Gold Mining in Africa: The Need for Corporate Social Responsibility

- November 17th, 2011

Greater public awareness and increasing frustrations about the failure of gold to yield golden results for African communities shouldn’t be ignored.

By Michelle Smith–Exclusive To Gold Investing News

Gold AfricaGold mining in Africa is often justified by its benefits to Africans, including significant tax revenues, royalties and contributions to foreign currency reserves. Miners are inclined to highlight investments in healthcare, education and infrastructure. Furthermore, mining is also considered a means to help address unemployment. But, these benefits are being increasingly scrutinized.

By its nature, gold mining has effects on land, water, animals, and people. Citizens, governments, and the international community are becoming wiser to the negative impacts of this industry. They are also becoming more demanding of justice, transparency, and larger shares of the proceeds.

Socio-economic impacts

An African Trade Policy Center (ATCP) report showed that in 2008 Ghana’s mining sector provided only 20,000 jobs, representing just 5 percent of formal employment. It also argued that mining actually has negative net employment gains given the massive displacement of small miners and the abandonment of agriculture as a livelihood.

Mining companies are often granted rights to much more land than they use, requiring Africans to find new areas for their household and agricultural needs. Such moves are often not on amicable terms.

In the infamous Bulyanhulu case in Tanzania, the government and a Canadian mining company were accused of forcibly evicting 200,000 artisianal miners, peasant farmers, traders, and family members in addition to burying another 50 alive in pursuit of gold fields.

Other effects on African societies include migration prompted by insufficient water supply and waters rendered unfit by pollution. That  higher gold prices have resulted in miners exploiting lower grades and more difficult to access ores results  in more waste and higher energy consumption. Excessive demand on power grids has consequences including blackouts and, as is seen in South Africa, astounding rises in energy costs.

The need for community outreach

The industry’s biggest failure has been its refusal to take responsibility for the destruction it has wrecked on communities for the past 100 years, says a mining report by National Labor and Economic Development Institute in South Africa.

Furthermore, the Society for International Development says companies have a responsibility to help develop their host communities. However, the organization’s assessment of Tanzania’s mining industry highlights Africans’ frustrations with miners failure to do so.

It was reported in one instance that from 1999 to 2002, $17 million was donated but $12 million was spent on water and roads that critics say miners also needed for their operations. To aggravate matters, miners were accused of only repairing those that they used and of reducing donations after the construction of this shared infrastructure.

Mining is an industry that is seen as tilted in the favor of companies. Contracts are often negotiated in a back door fashion, plagued by corruption, lack of transparency, and terms that are unfavorable to the masses. The economic benefits of gold mining in Africa could be substantially improved if investments were made in value added production and off spring industries, but mining companies are doing little to achieve these goals in most communities.

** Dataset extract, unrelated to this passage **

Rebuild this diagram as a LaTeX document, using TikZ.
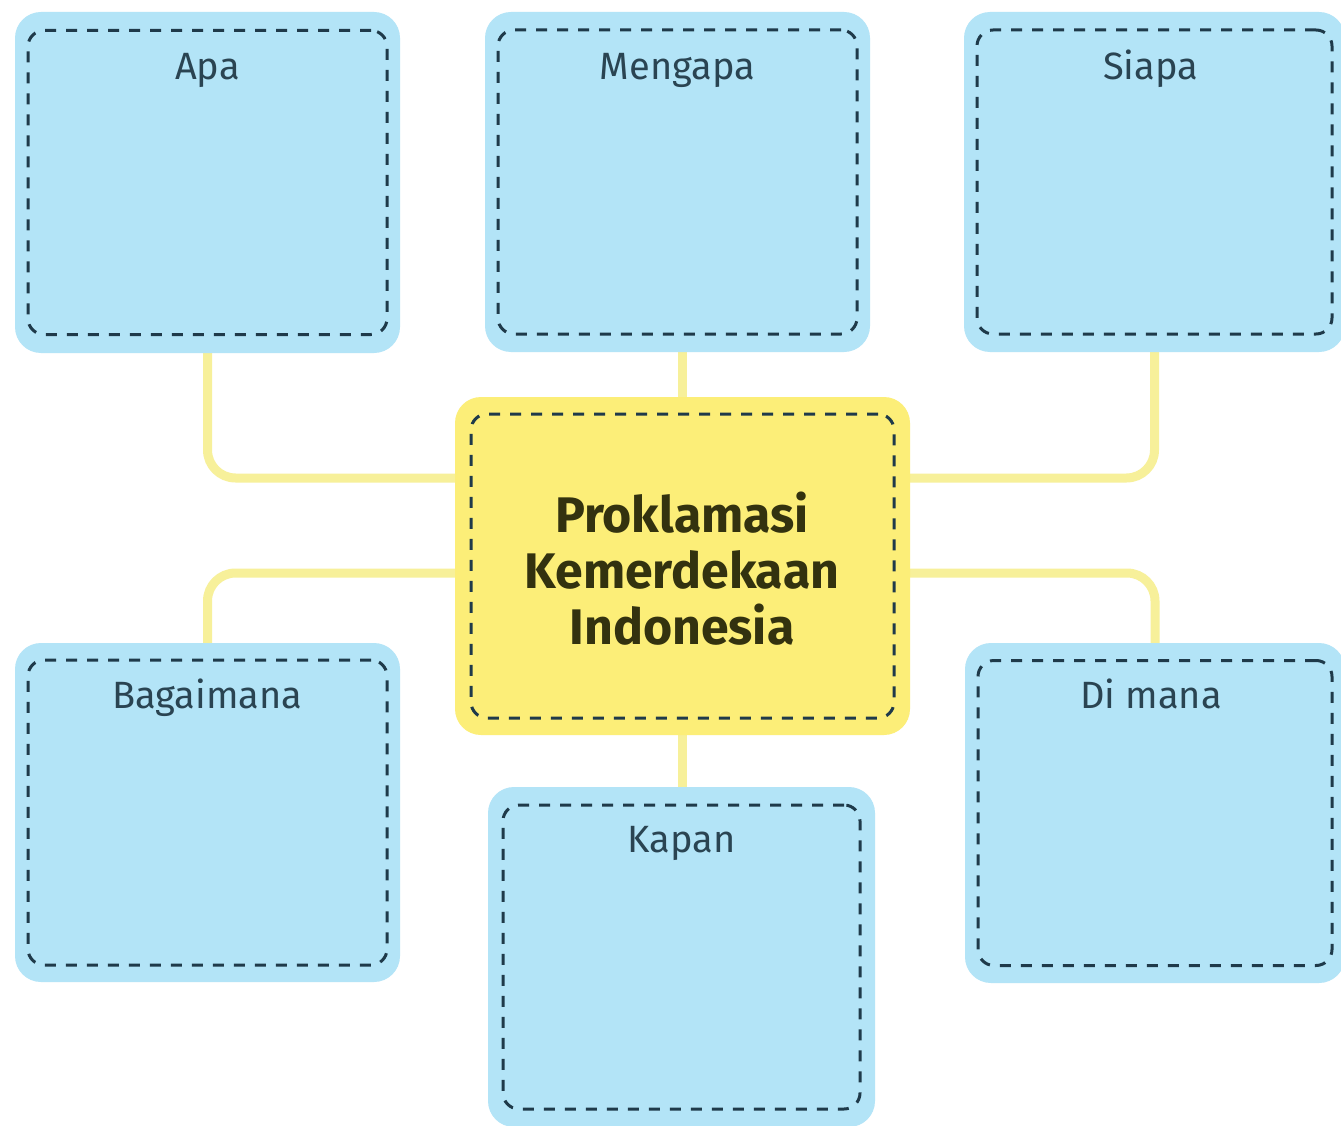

Even the UN admitted that mining reforms implemented under the auspices of the IMF and World Bank were mainly focused on attracting foreign direct investment, but largely resulted in incentives for miners and inadequate compensation for the governments and their people.

The injustices and lack of benefits are increasingly apparent to African nationals. Their feelings of being cheated and mistreated are also more readily being confirmed by their leaders, NGOs, and other international organizations.

The ATCP has said some mining communities resort to legal and non-legal actions in their bid for self-determination and control of their resources. In fact, according to the ATCP, many of the wars in Africa during the 80s and 90s may be wholly or partly attributed to non-transparent and unequal mineral wealth distribution.

Moving forward

Gold miners in Africa and those considering entry should not ignore the changes in atmosphere and attitude among nationals. Given past issues, many of which have not been adequately addressed, and types of grievances that tend to emerge such as pay disparities between national and foreign workers, poor living conditions and unfair land access, it would be wise implement strong and thoughtful corporate social responsibility measures and to invest in community relations.